Growing obesity levels are increasing the burden of cancers throughout the world, say University of Queensland researchers.
UQ School of Population Health researcher Dr Nirmala Pandeya and colleagues at the International Agency for Research on Cancer estimate that a quarter of all obesity-related cancers in 2012 could be attributed to the rising average body mass index since 1982.
“We found that about 3.6 per cent of the cancers worldwide – or nearly half a million new cancer cases a year – were caused by excess body weight,” Dr Pandeya said.
“In Australia, the percentage is similar, with 3.4 per cent of all cancers in men (2350 new cases) and 7.4 per cent (3782 new cases) in women diagnosed in 2012 attributable to overweight and obesity.”
Researchers looked specifically at cancers where being overweight or obese is a proven risk factor.
“Of these cancers, we found that, for men, 23 per cent of kidney cancers, 19 per cent of colon cancer and 13 per cent of pancreatic cancer could be attributed to excess weight.”
Dr Pandeya said the impact was more pronounced in women.
“Post-menopausal breast cancer and endometrial cancer were responsible for more than 60 per cent of cancers due to obesity in women diagnosed in Australia in 2012,” she said.
“That’s more than 2000 cases.”
According to the latest figure, about 63 per cent of Australians are overweight or obese.

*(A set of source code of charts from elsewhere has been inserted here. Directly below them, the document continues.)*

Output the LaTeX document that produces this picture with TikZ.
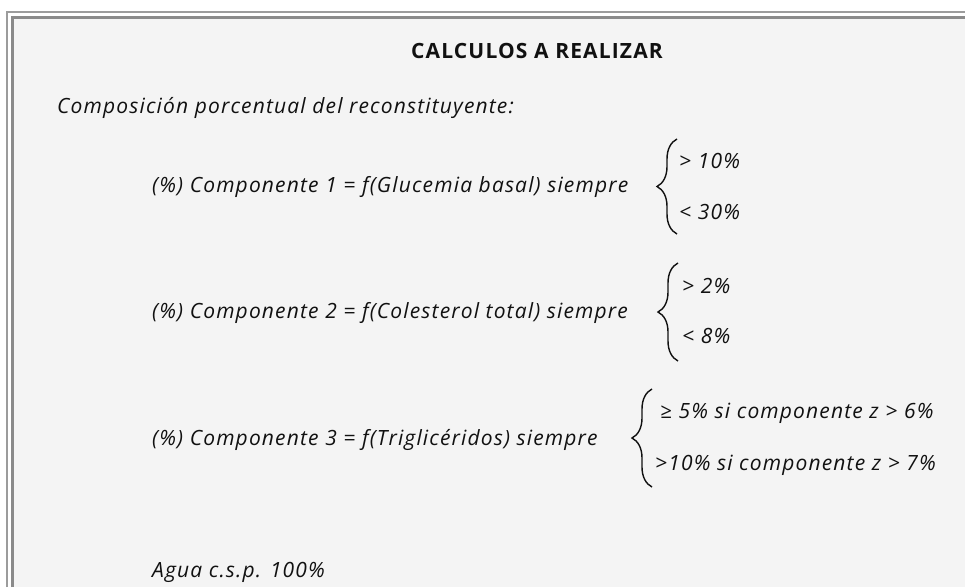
\documentclass[tikz,border=0pt]{standalone}
\usepackage{fontspec}
\setmainfont{Open Sans}[LetterSpace=5.5]
\usetikzlibrary{decorations.pathreplacing}
\definecolor{bgfill}{HTML}{F4F4F4}
\definecolor{frameouter}{HTML}{9C9C9C}
\definecolor{frameinner}{HTML}{8A8A8A}
\definecolor{txt}{HTML}{111111}
\tikzset{
  txtnode/.style={inner sep=0pt, anchor=base west, text=txt, font=\fontsize{21}{24}\selectfont\itshape},
  titlenode/.style={inner sep=0pt, anchor=base, text=txt, font=\fontsize{21}{24}\selectfont\bfseries},
  bracepath/.style={draw=txt, line width=1.4pt, decorate, decoration={brace, amplitude=20pt}}
}
\begin{document}
\begin{tikzpicture}[x=1pt,y=-1pt]
\useasboundingbox (0,0) rectangle (965,587);
\fill[white] (0,0) rectangle (965,587);
\fill[bgfill] (13,18) rectangle (965,587);
\draw[frameouter, line width=2pt] (6.5,587) -- (6.5,12) -- (965,12);
\draw[frameinner, line width=2.5pt] (12.5,587) -- (12.5,17.5) -- (965,17.5);

\node[titlenode] (title) at (537,58) {CALCULOS A REALIZAR};
\node[txtnode] (comp) at (57,113) {Composición porcentual del reconstituyente:};

\node[txtnode] (l1) at (152,192) {(\%) Componente 1 = f(Glucemia basal) siempre};
\node[txtnode] (l1a) at (679,168) {> 10\%};
\node[txtnode] (l1b) at (679,219) {< 30\%};
\coordinate (b1t) at (677,139);
\coordinate (b1b) at (677,234);
\draw[bracepath] (b1b) -- (b1t);

\node[txtnode] (l2) at (152,318) {(\%) Componente 2 = f(Colesterol total) siempre};
\node[txtnode] (l2a) at (682,293) {> 2\%};
\node[txtnode] (l2b) at (682,343) {< 8\%};
\coordinate (b2t) at (678,263);
\coordinate (b2b) at (678,361);
\draw[bracepath] (b2b) -- (b2t);

\node[txtnode] (l3) at (152,445) {(\%) Componente 3 = f(Triglicéridos) siempre};
\node[txtnode] (l3a) at (660,418) {≥ 5\% si componente z > 6\%};
\node[txtnode] (l3b) at (655,470) {>10\% si componente z > 7\%};
\coordinate (b3t) at (652,389);
\coordinate (b3b) at (652,487);
\draw[bracepath] (b3b) -- (b3t);

\node[txtnode] (agua) at (152,577) {Agua c.s.p. 100\%};
\end{tikzpicture}
\end{document}
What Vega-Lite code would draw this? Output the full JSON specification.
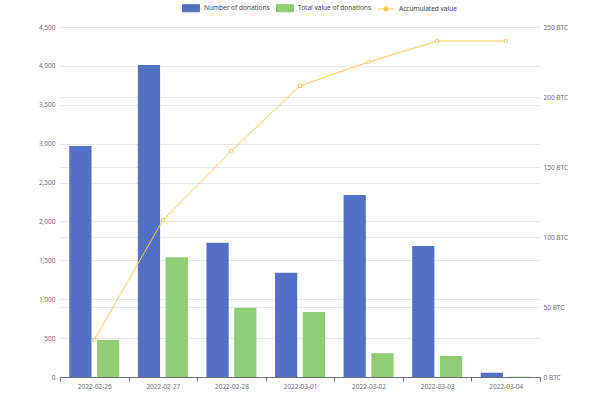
{
  "$schema": "https://vega.github.io/schema/vega-lite/v6.json",
  "width": 480,
  "height": 350,
  "autosize": {"type": "none"},
  "padding": {"left": 60, "top": 27, "right": 60, "bottom": 32},
  "background": "white",
  "config": {"font": "Noto Sans", "view": {"stroke": null}},
  "data": {
    "values": [
      {"date": "2022-02-26", "donations": 2970, "value": 26.5, "acc": 26.5},
      {"date": "2022-02-27", "donations": 4010, "value": 85.5, "acc": 112},
      {"date": "2022-02-28", "donations": 1725, "value": 49.5, "acc": 161.5},
      {"date": "2022-03-01", "donations": 1340, "value": 46.5, "acc": 208},
      {"date": "2022-03-02", "donations": 2340, "value": 17, "acc": 225},
      {"date": "2022-03-03", "donations": 1685, "value": 15, "acc": 240},
      {"date": "2022-03-04", "donations": 55, "value": 0.2, "acc": 240}
    ]
  },
  "encoding": {
    "x": {
      "field": "date",
      "type": "ordinal",
      "scale": {"paddingInner": 0, "paddingOuter": 0},
      "axis": {
        "title": null,
        "labelAngle": 0,
        "tickBand": "extent",
        "domainColor": "#6e7079",
        "tickColor": "#6e7079",
        "tickSize": 4,
        "labelColor": "#6e7079",
        "labelFontSize": 6.5,
        "labelPadding": 2,
        "grid": false
      }
    }
  },
  "layer": [
    {
      "mark": {"type": "bar"},
      "encoding": {
        "xOffset": {
          "datum": "Number of donations",
          "scale": {"domain": ["Number of donations", "Total value of donations"], "paddingInner": 0.2, "paddingOuter": 0.335}
        },
        "y": {
          "field": "donations",
          "type": "quantitative",
          "scale": {"domain": [0, 4500], "nice": false},
          "axis": {
            "orient": "left",
            "title": null,
            "values": [0, 500, 1000, 1500, 2000, 2500, 3000, 3500, 4000, 4500],
            "labelExpr": "format(datum.value, ',.0f')",
            "domain": false,
            "ticks": false,
            "labelColor": "#6e7079",
            "labelFontSize": 6.5,
            "labelPadding": 5,
            "grid": true,
            "gridColor": "#e6e9f0"
          }
        },
        "color": {
          "datum": "Number of donations",
          "scale": {
            "domain": ["Number of donations", "Total value of donations", "Accumulated value"],
            "range": ["#5470c6", "#91cc75", "#fac858"]
          },
          "legend": {
            "orient": "none",
            "legendX": 123,
            "legendY": -27,
            "direction": "horizontal",
            "title": null,
            "labelFontSize": 6.5,
            "labelColor": "#464646",
            "symbolSize": 200,
            "columnPadding": 4,
            "labelOffset": 5,
            "padding": 0,
            "encode": {
              "symbols": {
                "update": {
                  "shape": {"signal": "datum.value === 'Accumulated value' ? 'M-1.2,0H-0.3M0.3,0H1.2M0.3,0A0.3,0.3,0,1,1,-0.3,0A0.3,0.3,0,1,1,0.3,0Z' : 'M-1.2,-0.5H1.2V0.5H-1.2Z'"},
                  "fill": {"signal": "datum.value === 'Accumulated value' ? 'white' : scale('color', datum.value)"},
                  "stroke": {"signal": "datum.value === 'Accumulated value' ? '#fac858' : scale('color', datum.value)"},
                  "strokeWidth": {"value": 1},
                  "opacity": {"value": 1},
                  "fillOpacity": {"value": 1}
                }
              }
            }
          }
        }
      }
    },
    {
      "layer": [
        {
          "mark": {"type": "bar"},
          "encoding": {
            "xOffset": {"datum": "Total value of donations"},
            "y": {
              "field": "value",
              "type": "quantitative",
              "scale": {"domain": [0, 250], "nice": false},
              "axis": {
                "orient": "right",
                "title": null,
                "values": [0, 50, 100, 150, 200, 250],
                "labelExpr": "datum.value + ' BTC'",
                "domain": false,
                "ticks": false,
                "labelColor": "#6e7079",
                "labelFontSize": 6.5,
                "labelPadding": 3,
                "grid": true,
                "gridColor": "#e6e9f0"
              }
            },
            "color": {"datum": "Total value of donations"}
          }
        },
        {
          "mark": {"type": "line", "strokeWidth": 1},
          "encoding": {
            "y": {
              "field": "acc",
              "type": "quantitative",
              "scale": {"domain": [0, 250], "nice": false},
              "axis": {
                "orient": "right",
                "title": null,
                "values": [0, 50, 100, 150, 200, 250],
                "labelExpr": "datum.value + ' BTC'",
                "domain": false,
                "ticks": false,
                "labelColor": "#6e7079",
                "labelFontSize": 6.5,
                "labelPadding": 3,
                "grid": true,
                "gridColor": "#e6e9f0"
              }
            },
            "color": {"datum": "Accumulated value"}
          }
        },
        {
          "mark": {"type": "point", "filled": true, "fill": "white", "stroke": "#fac858", "strokeWidth": 1, "size": 12, "opacity": 1},
          "encoding": {
            "y": {
              "field": "acc",
              "type": "quantitative",
              "scale": {"domain": [0, 250], "nice": false},
              "axis": {
                "orient": "right",
                "title": null,
                "values": [0, 50, 100, 150, 200, 250],
                "labelExpr": "datum.value + ' BTC'",
                "domain": false,
                "ticks": false,
                "labelColor": "#6e7079",
                "labelFontSize": 6.5,
                "labelPadding": 3,
                "grid": true,
                "gridColor": "#e6e9f0"
              }
            }
          }
        }
      ]
    }
  ],
  "resolve": {"scale": {"y": "independent"}}
}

Using estimates of the number of overweight and obese people in the population and the proven increased risk of cancer, researchers determined how many new cancer cases could be attributed to the world’s increasing body mass index levels, which have doubled since 1980.
The global study found that the burden of cancer was strongest in the developed world, with the US leading the way.
Dr Pandeya said the findings highlighted the need for more concerted efforts to curtail the rates of overweight and obesity.
“Other important risk factors for cancer, such as smoking, are declining, but we see the proportion of overweight and obese men and women still rising in most countries,” she said.
“If this trend continues we are likely to see an increasing number of people diagnosed with cancers that could have been avoided by maintaining a healthy weight.”
Dr Pandeya is joint lead author, with IARC’s Dr Melina Arnold, on the research paper, which is published in The Lancet: Oncology.